Females with Fabry disease frequently have major organ involvement: Lessons from the Fabry Registry

Medical Genetics Institute, Cedars-Sinai Medical Center, 8700 Beverly Blvd. SSB, Los Angeles, CA 90048, USA.
Molecular Genetics and Metabolism (Impact Factor: 2.83). 02/2008; 93(2):112-28. DOI: 10.1016/j.ymgme.2007.09.013
Source: PubMed

ABSTRACT Fabry disease (FD) is an X-linked lysosomal storage disease caused by alpha-galactosidase A deficiency. The Fabry Registry is a global clinical effort to collect longitudinal data on FD. In the past, most "carrier" females were usually thought to be clinically unaffected. A systematic effort has been made to enroll all FD females, regardless of symptomology.
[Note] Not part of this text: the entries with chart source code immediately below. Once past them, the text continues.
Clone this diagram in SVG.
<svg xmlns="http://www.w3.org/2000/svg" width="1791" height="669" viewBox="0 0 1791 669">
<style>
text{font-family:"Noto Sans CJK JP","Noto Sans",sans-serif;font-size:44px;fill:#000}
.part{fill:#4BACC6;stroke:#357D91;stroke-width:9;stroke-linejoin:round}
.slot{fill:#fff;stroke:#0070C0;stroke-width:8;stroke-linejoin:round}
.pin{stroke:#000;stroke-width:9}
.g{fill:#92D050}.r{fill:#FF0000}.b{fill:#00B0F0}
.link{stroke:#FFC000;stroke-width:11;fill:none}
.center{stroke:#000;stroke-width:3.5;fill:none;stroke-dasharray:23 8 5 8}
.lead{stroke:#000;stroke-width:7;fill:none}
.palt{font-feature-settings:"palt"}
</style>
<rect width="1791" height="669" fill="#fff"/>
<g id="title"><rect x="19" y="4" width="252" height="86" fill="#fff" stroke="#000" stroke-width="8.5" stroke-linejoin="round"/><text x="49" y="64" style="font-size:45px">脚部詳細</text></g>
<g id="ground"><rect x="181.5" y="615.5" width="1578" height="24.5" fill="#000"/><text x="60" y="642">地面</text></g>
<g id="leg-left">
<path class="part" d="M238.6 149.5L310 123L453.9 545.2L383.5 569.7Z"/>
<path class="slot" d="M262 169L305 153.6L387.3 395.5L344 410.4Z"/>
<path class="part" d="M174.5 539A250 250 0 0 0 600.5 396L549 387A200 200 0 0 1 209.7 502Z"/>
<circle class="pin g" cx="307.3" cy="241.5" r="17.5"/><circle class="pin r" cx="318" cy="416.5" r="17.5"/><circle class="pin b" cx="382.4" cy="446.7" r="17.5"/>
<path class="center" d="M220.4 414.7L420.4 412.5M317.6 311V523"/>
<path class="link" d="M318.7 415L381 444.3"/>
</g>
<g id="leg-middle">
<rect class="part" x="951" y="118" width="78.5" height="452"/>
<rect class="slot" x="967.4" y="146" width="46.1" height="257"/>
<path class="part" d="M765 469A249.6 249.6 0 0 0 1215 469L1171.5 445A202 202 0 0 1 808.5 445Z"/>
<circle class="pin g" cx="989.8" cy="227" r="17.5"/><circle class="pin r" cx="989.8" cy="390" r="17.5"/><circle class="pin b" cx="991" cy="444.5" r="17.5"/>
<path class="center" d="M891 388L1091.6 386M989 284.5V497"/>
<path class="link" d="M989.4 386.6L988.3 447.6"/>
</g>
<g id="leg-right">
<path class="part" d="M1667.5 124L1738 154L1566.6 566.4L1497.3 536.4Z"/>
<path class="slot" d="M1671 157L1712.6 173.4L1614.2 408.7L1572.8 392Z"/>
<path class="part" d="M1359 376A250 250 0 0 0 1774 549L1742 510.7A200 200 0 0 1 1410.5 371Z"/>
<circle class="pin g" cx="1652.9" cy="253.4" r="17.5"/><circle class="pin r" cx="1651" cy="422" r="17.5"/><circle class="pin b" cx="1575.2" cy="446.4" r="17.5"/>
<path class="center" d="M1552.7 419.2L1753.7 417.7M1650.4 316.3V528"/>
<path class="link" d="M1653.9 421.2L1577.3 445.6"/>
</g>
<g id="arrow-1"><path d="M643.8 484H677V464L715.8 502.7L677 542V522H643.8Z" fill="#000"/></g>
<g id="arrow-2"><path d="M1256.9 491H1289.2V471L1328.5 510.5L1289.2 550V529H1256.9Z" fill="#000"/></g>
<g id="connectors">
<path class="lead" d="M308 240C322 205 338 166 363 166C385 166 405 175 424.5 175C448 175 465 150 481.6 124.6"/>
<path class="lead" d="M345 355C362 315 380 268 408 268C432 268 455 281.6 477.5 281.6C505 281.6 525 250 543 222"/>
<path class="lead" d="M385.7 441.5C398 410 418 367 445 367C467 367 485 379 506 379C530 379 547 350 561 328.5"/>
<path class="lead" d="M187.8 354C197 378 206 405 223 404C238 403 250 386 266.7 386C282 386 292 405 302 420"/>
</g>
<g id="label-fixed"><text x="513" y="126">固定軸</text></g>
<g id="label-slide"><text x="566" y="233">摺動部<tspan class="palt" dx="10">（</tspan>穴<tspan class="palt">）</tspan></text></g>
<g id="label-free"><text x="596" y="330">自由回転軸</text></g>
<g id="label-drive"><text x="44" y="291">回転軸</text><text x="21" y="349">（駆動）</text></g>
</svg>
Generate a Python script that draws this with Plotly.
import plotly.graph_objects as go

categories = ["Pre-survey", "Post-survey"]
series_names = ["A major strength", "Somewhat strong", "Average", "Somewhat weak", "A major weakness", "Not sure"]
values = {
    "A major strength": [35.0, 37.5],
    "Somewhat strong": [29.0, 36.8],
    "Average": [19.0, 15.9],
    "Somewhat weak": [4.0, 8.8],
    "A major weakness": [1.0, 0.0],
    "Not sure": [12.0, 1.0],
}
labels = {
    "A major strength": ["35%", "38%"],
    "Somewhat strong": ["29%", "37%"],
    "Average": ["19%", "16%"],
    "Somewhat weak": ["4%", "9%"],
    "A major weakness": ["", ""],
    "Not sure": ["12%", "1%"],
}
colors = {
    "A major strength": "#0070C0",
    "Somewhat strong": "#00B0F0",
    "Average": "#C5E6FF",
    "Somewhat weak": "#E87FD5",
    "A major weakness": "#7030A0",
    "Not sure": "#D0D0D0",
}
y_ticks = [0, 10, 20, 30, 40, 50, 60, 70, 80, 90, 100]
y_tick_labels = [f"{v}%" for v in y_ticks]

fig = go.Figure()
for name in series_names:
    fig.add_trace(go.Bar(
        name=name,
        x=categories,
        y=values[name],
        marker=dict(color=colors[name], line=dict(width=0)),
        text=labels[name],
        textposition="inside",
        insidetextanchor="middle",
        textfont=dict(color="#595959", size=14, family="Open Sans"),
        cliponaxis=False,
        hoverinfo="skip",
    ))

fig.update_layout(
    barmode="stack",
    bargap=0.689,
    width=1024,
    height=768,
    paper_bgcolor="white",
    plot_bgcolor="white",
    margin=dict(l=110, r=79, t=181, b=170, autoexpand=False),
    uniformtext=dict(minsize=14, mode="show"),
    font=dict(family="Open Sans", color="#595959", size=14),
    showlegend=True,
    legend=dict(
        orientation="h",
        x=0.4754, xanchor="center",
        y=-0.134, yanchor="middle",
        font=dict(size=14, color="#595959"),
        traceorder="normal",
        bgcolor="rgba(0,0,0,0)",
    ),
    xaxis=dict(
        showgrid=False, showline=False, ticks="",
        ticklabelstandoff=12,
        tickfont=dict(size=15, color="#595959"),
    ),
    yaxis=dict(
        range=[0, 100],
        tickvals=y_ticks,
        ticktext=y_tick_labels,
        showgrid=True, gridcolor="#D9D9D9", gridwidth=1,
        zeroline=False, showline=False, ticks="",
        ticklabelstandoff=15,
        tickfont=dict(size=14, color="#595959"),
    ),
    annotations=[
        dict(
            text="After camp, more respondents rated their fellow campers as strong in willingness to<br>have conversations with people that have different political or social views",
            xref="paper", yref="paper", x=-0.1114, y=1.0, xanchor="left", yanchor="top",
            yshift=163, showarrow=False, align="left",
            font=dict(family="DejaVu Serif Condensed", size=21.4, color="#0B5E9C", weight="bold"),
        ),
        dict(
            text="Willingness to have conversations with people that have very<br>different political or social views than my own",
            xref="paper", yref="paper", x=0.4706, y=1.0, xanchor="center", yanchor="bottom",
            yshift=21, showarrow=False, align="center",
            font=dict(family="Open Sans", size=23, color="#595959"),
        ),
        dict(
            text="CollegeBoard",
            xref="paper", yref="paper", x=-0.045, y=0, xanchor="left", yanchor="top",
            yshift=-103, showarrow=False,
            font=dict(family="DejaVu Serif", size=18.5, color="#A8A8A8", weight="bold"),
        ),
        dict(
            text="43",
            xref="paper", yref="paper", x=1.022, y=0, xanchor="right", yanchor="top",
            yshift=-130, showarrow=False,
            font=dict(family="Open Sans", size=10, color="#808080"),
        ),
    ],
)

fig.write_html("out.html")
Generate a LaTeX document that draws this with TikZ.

Of the 1077 enrolled females in the Registry, 69.4% had symptoms and signs of FD. The median age at symptom onset among females was 13 years, and even though 84.1% had a positive family history, the diagnosis was not made until a median age of 31 years. Twenty percent experienced major cerebrovascular, cardiac, or renal events, at a median age of 46 years. Among adult females with estimated glomerular filtration rate (eGFR) data (N=638), 62.5% had an eGFR <90 ml/min/1.73 m2 and 19.0% had eGFR <60 ml/min/1.73 m2. Proteinuria 300 mg/day was present in 39.0% of females, and 22.2% had >1 gram/day. Quality of life (QoL), as measured by the SF-36((R)) survey, was impaired at a later age than in males, but both genders experience significantly impaired QoL from the third decade of life onward. Thus, females with FD have a significant risk for major organ involvement and decreased QoL. Females should be regularly monitored for signs and symptoms of FD, and considered for enzyme replacement therapy.